Other important new economic changes carried out by the indigenous inhabitants included crafts and handworks like carpentry, mechanic, electronic, plumber, iron bender, welder, bricklayer, and other vocational training. They also started to invest in the motorbike hiring business called “going” also known as “express” or “achaba” in Hausa. Women started to establish kiosks, shops, food hotels, and myriad of petty businesses in the FCT (Filaba, 2004:5).
The rapid urbanization of Abuja w as similarly characterised with establishment of markets most of whose traders were women. Most of the inhabitants were workers and business people and they boosted trading in local products. Abuja workers and contractors followed producers right into their localities for their crafts, farm produce, fish and meats. This boosted and influenced the enlargement of roadside markets along Abuja-Keffi, Suleja Zuba and Abaji-Lokoja arteries. In addition to the food crops, the villages supplied cow milk and butter, fish, hides and skins, bush meat and honey. The villages along the roads like New Nyanya, Mararaba and Masaka had merged and were becoming primate cities of the Capital City. Since Abuja workers resided in these towns, their experiences and ways of life of the FCT were extended on them (Filaba, 2004:5).
The FCT absorbed even the agricultural population, which operated on a seasonal basis because there was poverty in the rural areas.

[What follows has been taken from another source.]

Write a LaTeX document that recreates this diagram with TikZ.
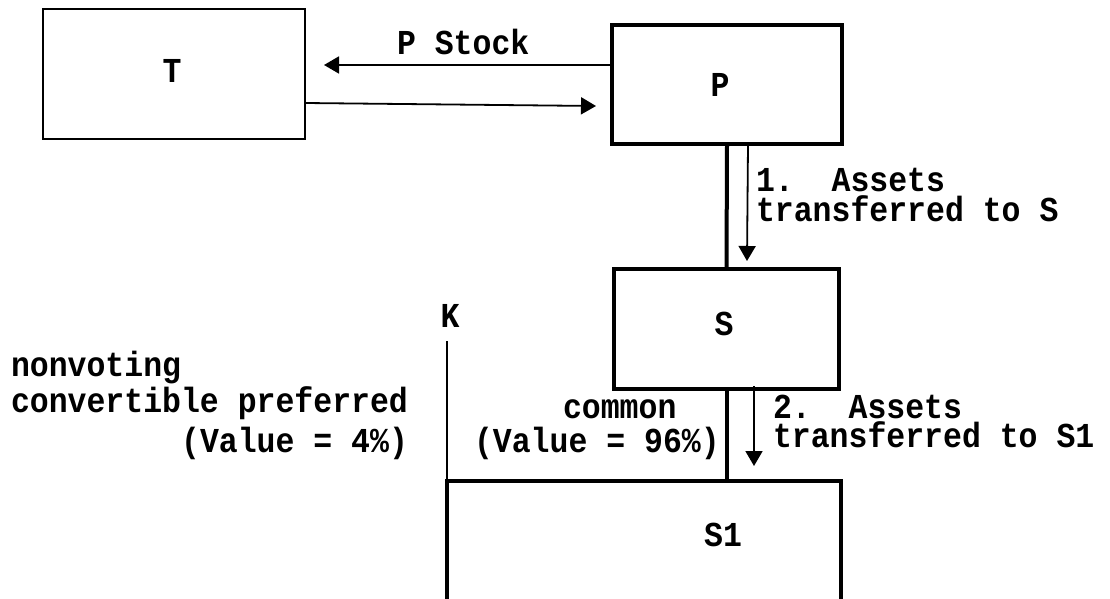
\documentclass[tikz,border=0pt]{standalone}
\usepackage{fontspec}
\newfontfamily\monob[FakeStretch=0.9]{Liberation Mono}
\usetikzlibrary{arrows.meta,calc}
\frenchspacing
\begin{document}
\begin{tikzpicture}[x=1pt,y=-1pt,
  lbl/.style={font=\fontsize{35}{30}\selectfont\monob\bfseries, inner sep=0pt, outer sep=0pt},
  thinbox/.style={draw, line width=1.8pt, inner sep=0pt, outer sep=0pt},
  thickbox/.style={draw, line width=3.5pt, inner sep=0pt, outer sep=0pt},
  flow/.style={line width=1.8pt, -{Triangle[length=15pt,width=17pt]}},
  bar/.style={line width=4pt},
  plain/.style={line width=1.6pt}]
\clip (0,0) rectangle (1110,599);
\fill[white] (0,0) rectangle (1110,599);
% boxes
\node[thinbox, minimum width=262pt, minimum height=130pt] (T) at (174,74) {};
\node[thickbox, minimum width=230pt, minimum height=119pt] (P) at (727,84.5) {};
\node[thickbox, minimum width=225pt, minimum height=120pt] (S) at (726.5,329) {};
\node[thickbox, minimum width=394pt, minimum height=200pt] (S1) at (644,581) {};
% box labels
\node[lbl, anchor=base] (Tl) at (172,83) {T};
\node[lbl, anchor=base] (Pl) at (720,97) {P};
\node[lbl, anchor=base] (Sl) at (724,335) {S};
\node[lbl, anchor=base] (S1l) at (723,546) {S1};
\node[lbl, anchor=base] (K) at (450,327) {K};
% arrows between T and P
\draw[flow] ($(P.north west)+(0,40)$) -- ($(T.north east)+(19,56)$);
\draw[flow] ($(T.north east)+(0,94)$) -- ($(P.north west)+(-16,81)$);
\node[lbl, anchor=base west] (stock) at (397,55) {P Stock};
% P to S
\draw[bar] (P.south) -- (S.north);
\draw[flow] ([xshift=21pt]P.south) -- ([xshift=20.5pt,yshift=8pt]S.north);
\node[lbl, anchor=base west, align=left] (a1) at (756,221) {1.\ \ Assets\\transferred to S};
% S to S1
\draw[bar] (S.south) -- (S.south |- S1.north);
\draw[flow] ($(S.south)+(27.5,-3)$) -- ($(S.south |- S1.north)+(27.5,-15)$);
\node[lbl, anchor=base west, align=left] (a2) at (773,447) {2.\ \ Assets\\[-1pt]transferred to S1};
% K line
\draw[plain] ([yshift=-14pt]S1.north west |- K.south) -- (S1.north west);
% stock labels
\node[lbl, anchor=base west, align=left, font=\fontsize{35}{38}\selectfont\monob\bfseries] (pref) at (11,452)
  {nonvoting\\[-2pt]convertible preferred\\[2pt]\hfill(Value = 4\%)};
\node[lbl, anchor=base west, align=left, font=\fontsize{35}{34}\selectfont\monob\bfseries] (cm) at (474,452)
  {\hspace{89pt}common\\(Value = 96\%)};
\end{tikzpicture}
\end{document}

G. Breese observed the movement of the skilled labour and the most hard working from the rural areas to the Capital Cities to be a universal phenomenon, and warned that there may be a diseconomy or dysfunction involved in the tendency of high talent persons to leave villages where it is necessary to have as many as possible return to villages for administration of national programs. Capital Cities are observed to be magnets for rural population worldwide (Breese, 1969:42).
Abuja as locus of economic power became headquarter of industrial, commercial and other enterprises, where they attempt to establish contacts with countries outside. Abuja’s dominance over other states and economic functions made “all roads led to Abuja.” Anybody who wished to make it within the shortest time possible went to Abuja, women inclusive.
Generally speaking, the coming of the FCT meant empowerment to the host communities. Although the agrarian communities were reluctant to change to the urban economy initially, they gradually picked up since 1990. Of course, there were job opportunities from which all benefited. Investment opportunities were open to all irrespective of tribe or religion. While the agrarian population adopted new professions and investment opportunities, the prospects for secondary schools, higher institutions and universities’ graduates became unlimited too (Filaba, 2007:115).
The infrastructural development in satellite towns like the establishment of schools, health centers, communication links, etc., directly impacted on the living conditions of the people. The teeming population in the FCT stimulated investment of all sorts that impacted on the agriculture, marketing, local industries and so on.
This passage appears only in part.